As we have recounted, on June 6 last year, an angry Romanian crowd broke into the Úz Valley Austro-Hungarian military graveyard, surging past a picket of praying ethnic Hungarians. A resolute group of Romanians managed to enter the graveyard even though a police cordon was formed. They crashed through the side fence and knocked down the main gate form the inside. The crowd that entered also tore down some of the Hungarian crosses that stood on the gravesites and celebrated a Romanian Orthodox religious service to consecrate a newly erected Romanian war memorial. According to press reports, Romanian police officers were also seen laying wreaths at the Romanian war memorial.

The Mikó Imre Association for the Protection of Minority Rights, founded by the Democratic Alliance of Hungarians in Romania (Romániai Magyar Demokrata Szövetség or RMDSZ), the Hungarian People’s Party of Transylvania (Erdélyi Magyar Néppárt or EMNP), the Hungarian Civic Party (Magyar Polgári Párt or MPP) have each filed charges for the violent acts committed in the military graveyard.

According to the prosecutor’s motivation, instigation classifies as a criminal act only if it is directed against an indefinite number of people belonging to a certain category, not just against “one or more specific persons.”

Prosecutor Gălbează stated that in the Úz Valley incident, the offensive chants were addressed to those Hungarians present at the site of the cemetery “who did not want to allow Romanians to enter the premises.”

To chant “Out with the Hungarians from the country” is at most a misdemeanor; it would only qualify as an instigation if it were directed against “a group of people with certain disabilities, homosexuals and so on, not against an ethnic group,” details the disconcerting motivation.
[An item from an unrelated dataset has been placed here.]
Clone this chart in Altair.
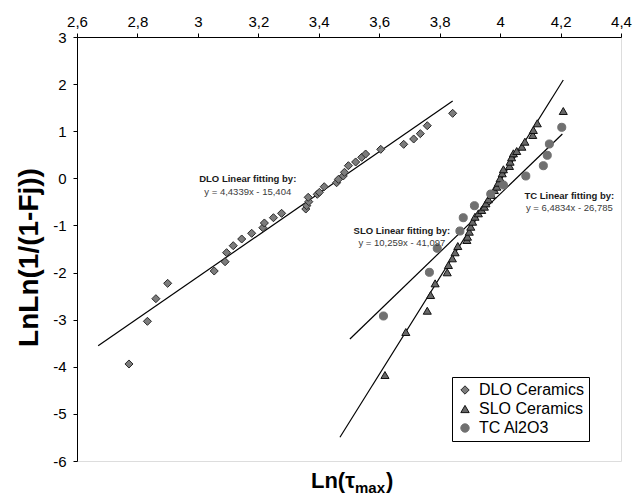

One would say that it is also a peculiar aspect of the prosecution’s decision-making that only statements of ethnic Romanian witnesses were heard and taken into account; several of them declared that “Hungarians incited violent behavior in the cemetery, but Romanians did not answer their provocations.”
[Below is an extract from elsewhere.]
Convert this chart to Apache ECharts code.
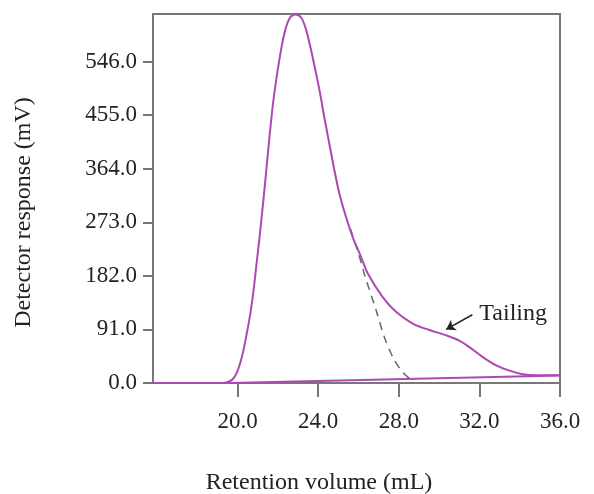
<!DOCTYPE html>
<html>
<head>
  <meta charset="UTF-8">
  <title>Retention curve</title>
  <style>html, body { margin: 0; padding: 0; background: #fff; }</style>
</head>
<body>
  <div id="chart" style="width: 594px; height: 494px;"></div>
  <script src="https://cdn.jsdelivr.net/npm/echarts@6/dist/echarts.min.js"></script>
  <script>
    // detector trace (mL, mV)
    const mainX = [15.8, 19.0, 19.43, 19.84, 20.17, 20.42, 20.63, 20.8, 20.94, 21.08, 21.33, 21.49, 21.66, 21.82,
      22.07, 22.32, 22.57, 22.87, 23.15, 23.4, 23.72, 24.06, 24.3, 24.55, 24.8, 25.05, 25.38, 25.71, 26.13,
      26.46, 27.2, 27.86, 28.69, 29.52, 30.35, 31.0, 31.5, 32.17, 32.83, 33.49, 34.15, 34.8, 36.0];
    const mainY = [0, 0, 1, 10, 39, 78, 118, 160, 203, 245, 328, 386, 445, 492,
      549, 594, 619, 626, 621, 600, 554, 498, 452, 407, 362, 322, 282, 248, 214,
      186, 146, 121, 101, 90, 81, 72, 61, 44, 30, 21, 15, 13, 13];
    // ideal peak without tailing (dashed)
    const idealX = [25.6, 26.0, 26.3, 26.87, 27.28, 27.7, 28.11, 28.53];
    const idealY = [262, 220, 184, 124, 78, 44, 21.6, 7.5];
    // drifting baseline
    const baseX = [19.6, 36.0];
    const baseY = [0, 12.8];

    const yTicks = [0, 91, 182, 273, 364, 455, 546];
    const xTicks = [20, 24, 28, 32, 36];

    const zip = (xs, ys) => xs.map((x, i) => [x, ys[i]]);
    const font = "'Liberation Serif', 'Times New Roman', serif";
    const axisGray = '#777';
    const purple = '#ad48b3';

    const myChart = echarts.init(document.getElementById('chart'));
    const option = {
      animation: false,
      grid: {
        left: 153, right: 34, top: 14, bottom: 111,
        outerBoundsMode: 'none',
        containLabel: false,
        show: true, borderColor: axisGray, borderWidth: 2
      },
      xAxis: {
        type: 'value',
        min: 15.8,
        max: 36,
        name: 'Retention volume (mL)',
        nameLocation: 'middle',
        nameGap: 88,
        nameTextStyle: { fontFamily: font, fontSize: 24, color: '#222', padding: [0, 75, 0, 0] },
        axisLine: { show: true, lineStyle: { color: axisGray, width: 2 } },
        axisTick: { show: true, length: 14, customValues: xTicks, lineStyle: { color: axisGray, width: 2 } },
        axisLabel: {
          customValues: xTicks, margin: 27,
          fontFamily: font, fontSize: 23, color: '#222',
          formatter: v => v.toFixed(1)
        },
        splitLine: { show: false }
      },
      yAxis: {
        type: 'value',
        min: 0,
        max: 627,
        name: 'Detector response (mV)',
        nameLocation: 'middle',
        nameRotate: 90,
        nameGap: 117,
        nameTextStyle: { fontFamily: font, fontSize: 24, color: '#222', padding: [0, 28, 0, 0] },
        axisLine: { show: true, lineStyle: { color: axisGray, width: 2 } },
        axisTick: { show: true, length: 10, customValues: yTicks, lineStyle: { color: axisGray, width: 2 } },
        axisLabel: {
          customValues: yTicks, margin: 16,
          fontFamily: font, fontSize: 23, color: '#222',
          formatter: v => v.toFixed(1)
        },
        splitLine: { show: false }
      },
      series: [{
        name: 'baseline',
        type: 'line',
        data: zip(baseX, baseY),
        symbol: 'none',
        lineStyle: { color: purple, width: 2 }
      }, {
        name: 'ideal',
        type: 'line',
        data: zip(idealX, idealY),
        symbol: 'none',
        smooth: 0.3,
        lineStyle: { color: '#666', width: 1.5, type: [8, 6] }
      }, {
        name: 'trace',
        type: 'line',
        data: zip(mainX, mainY),
        symbol: 'none',
        smooth: 0.35,
        lineStyle: { color: purple, width: 2 },
        markLine: {
          silent: true,
          symbol: ['none', 'arrow'],
          symbolSize: 9,
          lineStyle: { color: '#222', width: 1.5, type: 'solid' },
          label: { show: false },
          data: [[{ coord: [31.65, 116] }, { coord: [30.35, 91] }]]
        },
        markPoint: {
          silent: true,
          symbol: 'circle',
          symbolSize: 0,
          label: {
            show: true, position: 'right', distance: 5,
            fontFamily: font, fontSize: 24, color: '#222',
            formatter: 'Tailing'
          },
          data: [{ coord: [31.75, 118] }]
        }
      }]
    };
    myChart.setOption(option);
  </script>
</body>
</html>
Nevertheless, everyone who followed the happenings surely knows that, in fact, the group of Hungarians formed a picket line around the graveyard and prayed out loud, while the Romanians arriving reviled them, with some even throwing stones at them.
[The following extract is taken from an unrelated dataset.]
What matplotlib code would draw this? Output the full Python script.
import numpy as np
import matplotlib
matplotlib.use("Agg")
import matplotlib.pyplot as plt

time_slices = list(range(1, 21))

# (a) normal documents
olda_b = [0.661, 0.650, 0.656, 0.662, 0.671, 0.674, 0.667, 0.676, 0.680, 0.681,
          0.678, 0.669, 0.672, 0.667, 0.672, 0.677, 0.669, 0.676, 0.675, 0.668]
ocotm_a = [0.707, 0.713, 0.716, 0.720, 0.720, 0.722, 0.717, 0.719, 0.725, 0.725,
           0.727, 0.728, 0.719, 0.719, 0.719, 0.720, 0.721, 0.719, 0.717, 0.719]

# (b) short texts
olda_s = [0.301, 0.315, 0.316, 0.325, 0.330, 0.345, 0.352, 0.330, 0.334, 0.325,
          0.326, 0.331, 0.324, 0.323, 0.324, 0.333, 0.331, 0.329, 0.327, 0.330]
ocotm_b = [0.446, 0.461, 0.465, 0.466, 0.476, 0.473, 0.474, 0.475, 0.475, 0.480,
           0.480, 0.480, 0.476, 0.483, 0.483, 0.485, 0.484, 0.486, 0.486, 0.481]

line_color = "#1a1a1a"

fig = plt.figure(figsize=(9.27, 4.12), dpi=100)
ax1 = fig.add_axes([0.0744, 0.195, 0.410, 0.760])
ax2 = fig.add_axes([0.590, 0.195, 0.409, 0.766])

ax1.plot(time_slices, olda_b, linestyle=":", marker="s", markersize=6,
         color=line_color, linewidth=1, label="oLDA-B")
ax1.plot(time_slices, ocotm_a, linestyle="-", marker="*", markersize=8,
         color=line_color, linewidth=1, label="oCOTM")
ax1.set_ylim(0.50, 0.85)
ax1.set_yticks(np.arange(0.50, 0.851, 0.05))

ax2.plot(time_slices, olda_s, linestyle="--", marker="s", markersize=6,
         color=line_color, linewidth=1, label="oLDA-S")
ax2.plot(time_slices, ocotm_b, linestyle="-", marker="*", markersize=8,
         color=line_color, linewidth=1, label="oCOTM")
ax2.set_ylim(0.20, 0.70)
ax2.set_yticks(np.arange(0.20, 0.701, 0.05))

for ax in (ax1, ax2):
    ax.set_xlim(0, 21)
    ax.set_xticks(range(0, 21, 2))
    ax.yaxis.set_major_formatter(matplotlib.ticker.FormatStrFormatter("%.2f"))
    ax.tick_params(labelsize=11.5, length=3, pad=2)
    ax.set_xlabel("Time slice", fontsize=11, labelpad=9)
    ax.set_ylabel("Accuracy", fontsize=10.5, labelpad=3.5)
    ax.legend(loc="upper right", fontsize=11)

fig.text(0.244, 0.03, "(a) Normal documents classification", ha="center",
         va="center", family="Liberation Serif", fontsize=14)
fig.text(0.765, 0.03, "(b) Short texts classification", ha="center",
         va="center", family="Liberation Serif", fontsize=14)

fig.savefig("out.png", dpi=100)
Besides, according to the witnesses the prosecution, when the group of Romanians entered the cemetery, “thin pieces of wood fell off of the gate when they pulled it.” In truth, the gate was torn apart, and those entering the premises tried to beat the Hungarians praying there. The prosecution admits that “these were the only violent moments,” but an impeachment is not justified as there was no “preliminary allegation.”

To sum up, the case was closed with the disposition that the damaged chain and lock of the cemetery gate should be replaced, but this damage does not qualify as a criminal act.

 

Title image: Witnesses of the prosecution claimed that – the praying, picketing – Hungarians incited violence. The photo shows the manner in which the crowd entered the graveyard.